## EXERCISE INSTRUCTIONS
Can the data below be echoed back word for word?

(Plotting code records)
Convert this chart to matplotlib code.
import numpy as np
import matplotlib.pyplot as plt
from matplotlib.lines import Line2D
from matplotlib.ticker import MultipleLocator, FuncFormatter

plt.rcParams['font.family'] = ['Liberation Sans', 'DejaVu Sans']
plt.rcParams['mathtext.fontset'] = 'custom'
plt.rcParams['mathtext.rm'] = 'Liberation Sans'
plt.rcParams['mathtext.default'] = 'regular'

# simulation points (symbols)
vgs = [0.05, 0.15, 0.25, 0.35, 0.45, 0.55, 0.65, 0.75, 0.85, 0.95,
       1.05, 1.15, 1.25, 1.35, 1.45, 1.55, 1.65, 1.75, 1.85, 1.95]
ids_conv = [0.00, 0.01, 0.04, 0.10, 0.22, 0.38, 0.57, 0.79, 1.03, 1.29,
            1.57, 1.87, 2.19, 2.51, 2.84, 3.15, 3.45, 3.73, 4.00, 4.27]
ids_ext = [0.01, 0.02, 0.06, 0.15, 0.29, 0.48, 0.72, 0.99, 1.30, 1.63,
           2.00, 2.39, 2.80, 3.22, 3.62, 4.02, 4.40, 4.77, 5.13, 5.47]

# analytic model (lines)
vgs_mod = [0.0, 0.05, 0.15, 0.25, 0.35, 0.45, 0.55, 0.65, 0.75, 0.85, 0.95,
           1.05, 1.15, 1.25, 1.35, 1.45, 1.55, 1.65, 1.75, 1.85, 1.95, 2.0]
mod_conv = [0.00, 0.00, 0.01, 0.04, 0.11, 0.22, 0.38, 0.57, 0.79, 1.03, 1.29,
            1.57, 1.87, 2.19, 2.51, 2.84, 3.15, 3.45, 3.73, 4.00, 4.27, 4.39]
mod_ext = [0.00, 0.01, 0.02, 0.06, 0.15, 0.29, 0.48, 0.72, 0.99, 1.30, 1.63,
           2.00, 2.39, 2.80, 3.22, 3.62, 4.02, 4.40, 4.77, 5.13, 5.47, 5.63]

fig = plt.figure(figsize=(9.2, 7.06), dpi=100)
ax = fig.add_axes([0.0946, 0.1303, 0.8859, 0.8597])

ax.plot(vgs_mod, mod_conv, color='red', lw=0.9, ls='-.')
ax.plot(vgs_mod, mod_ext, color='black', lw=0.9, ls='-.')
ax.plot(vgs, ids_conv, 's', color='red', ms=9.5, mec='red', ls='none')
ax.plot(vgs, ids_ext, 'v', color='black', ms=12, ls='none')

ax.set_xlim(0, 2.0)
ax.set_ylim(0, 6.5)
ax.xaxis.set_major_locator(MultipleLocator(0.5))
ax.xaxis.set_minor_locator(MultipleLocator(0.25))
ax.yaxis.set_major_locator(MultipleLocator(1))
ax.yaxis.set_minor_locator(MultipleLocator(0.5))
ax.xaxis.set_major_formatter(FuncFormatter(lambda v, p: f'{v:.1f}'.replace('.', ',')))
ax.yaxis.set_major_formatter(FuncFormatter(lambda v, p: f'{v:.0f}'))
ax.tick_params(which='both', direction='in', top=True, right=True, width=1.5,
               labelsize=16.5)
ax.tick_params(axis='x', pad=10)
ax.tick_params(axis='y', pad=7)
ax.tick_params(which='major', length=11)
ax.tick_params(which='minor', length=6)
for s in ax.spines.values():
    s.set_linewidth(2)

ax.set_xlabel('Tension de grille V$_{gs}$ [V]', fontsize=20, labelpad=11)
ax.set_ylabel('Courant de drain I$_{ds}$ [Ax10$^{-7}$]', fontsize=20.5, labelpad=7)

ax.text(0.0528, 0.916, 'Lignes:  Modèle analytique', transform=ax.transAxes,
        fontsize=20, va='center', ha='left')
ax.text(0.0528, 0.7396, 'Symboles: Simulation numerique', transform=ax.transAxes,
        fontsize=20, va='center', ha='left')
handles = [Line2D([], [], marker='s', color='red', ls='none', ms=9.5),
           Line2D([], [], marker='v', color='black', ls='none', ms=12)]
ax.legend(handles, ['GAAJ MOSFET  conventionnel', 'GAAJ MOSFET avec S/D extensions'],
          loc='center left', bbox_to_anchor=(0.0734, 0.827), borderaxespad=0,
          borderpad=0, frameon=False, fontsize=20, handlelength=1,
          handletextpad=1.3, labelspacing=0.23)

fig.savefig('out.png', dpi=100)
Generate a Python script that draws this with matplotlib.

## SOLVED EXERCISE
Convert this chart to matplotlib code.
import numpy as np
import matplotlib.pyplot as plt
from matplotlib.lines import Line2D
from matplotlib.ticker import MultipleLocator, FuncFormatter

plt.rcParams['font.family'] = ['Liberation Sans', 'DejaVu Sans']
plt.rcParams['mathtext.fontset'] = 'custom'
plt.rcParams['mathtext.rm'] = 'Liberation Sans'
plt.rcParams['mathtext.default'] = 'regular'

# simulation points (symbols)
vgs = [0.05, 0.15, 0.25, 0.35, 0.45, 0.55, 0.65, 0.75, 0.85, 0.95,
       1.05, 1.15, 1.25, 1.35, 1.45, 1.55, 1.65, 1.75, 1.85, 1.95]
ids_conv = [0.00, 0.01, 0.04, 0.10, 0.22, 0.38, 0.57, 0.79, 1.03, 1.29,
            1.57, 1.87, 2.19, 2.51, 2.84, 3.15, 3.45, 3.73, 4.00, 4.27]
ids_ext = [0.01, 0.02, 0.06, 0.15, 0.29, 0.48, 0.72, 0.99, 1.30, 1.63,
           2.00, 2.39, 2.80, 3.22, 3.62, 4.02, 4.40, 4.77, 5.13, 5.47]

# analytic model (lines)
vgs_mod = [0.0, 0.05, 0.15, 0.25, 0.35, 0.45, 0.55, 0.65, 0.75, 0.85, 0.95,
           1.05, 1.15, 1.25, 1.35, 1.45, 1.55, 1.65, 1.75, 1.85, 1.95, 2.0]
mod_conv = [0.00, 0.00, 0.01, 0.04, 0.11, 0.22, 0.38, 0.57, 0.79, 1.03, 1.29,
            1.57, 1.87, 2.19, 2.51, 2.84, 3.15, 3.45, 3.73, 4.00, 4.27, 4.39]
mod_ext = [0.00, 0.01, 0.02, 0.06, 0.15, 0.29, 0.48, 0.72, 0.99, 1.30, 1.63,
           2.00, 2.39, 2.80, 3.22, 3.62, 4.02, 4.40, 4.77, 5.13, 5.47, 5.63]

fig = plt.figure(figsize=(9.2, 7.06), dpi=100)
ax = fig.add_axes([0.0946, 0.1303, 0.8859, 0.8597])

ax.plot(vgs_mod, mod_conv, color='red', lw=0.9, ls='-.')
ax.plot(vgs_mod, mod_ext, color='black', lw=0.9, ls='-.')
ax.plot(vgs, ids_conv, 's', color='red', ms=9.5, mec='red', ls='none')
ax.plot(vgs, ids_ext, 'v', color='black', ms=12, ls='none')

ax.set_xlim(0, 2.0)
ax.set_ylim(0, 6.5)
ax.xaxis.set_major_locator(MultipleLocator(0.5))
ax.xaxis.set_minor_locator(MultipleLocator(0.25))
ax.yaxis.set_major_locator(MultipleLocator(1))
ax.yaxis.set_minor_locator(MultipleLocator(0.5))
ax.xaxis.set_major_formatter(FuncFormatter(lambda v, p: f'{v:.1f}'.replace('.', ',')))
ax.yaxis.set_major_formatter(FuncFormatter(lambda v, p: f'{v:.0f}'))
ax.tick_params(which='both', direction='in', top=True, right=True, width=1.5,
               labelsize=16.5)
ax.tick_params(axis='x', pad=10)
ax.tick_params(axis='y', pad=7)
ax.tick_params(which='major', length=11)
ax.tick_params(which='minor', length=6)
for s in ax.spines.values():
    s.set_linewidth(2)

ax.set_xlabel('Tension de grille V$_{gs}$ [V]', fontsize=20, labelpad=11)
ax.set_ylabel('Courant de drain I$_{ds}$ [Ax10$^{-7}$]', fontsize=20.5, labelpad=7)

ax.text(0.0528, 0.916, 'Lignes:  Modèle analytique', transform=ax.transAxes,
        fontsize=20, va='center', ha='left')
ax.text(0.0528, 0.7396, 'Symboles: Simulation numerique', transform=ax.transAxes,
        fontsize=20, va='center', ha='left')
handles = [Line2D([], [], marker='s', color='red', ls='none', ms=9.5),
           Line2D([], [], marker='v', color='black', ls='none', ms=12)]
ax.legend(handles, ['GAAJ MOSFET  conventionnel', 'GAAJ MOSFET avec S/D extensions'],
          loc='center left', bbox_to_anchor=(0.0734, 0.827), borderaxespad=0,
          borderpad=0, frameon=False, fontsize=20, handlelength=1,
          handletextpad=1.3, labelspacing=0.23)

fig.savefig('out.png', dpi=100)
Generate a Python script that draws this with matplotlib.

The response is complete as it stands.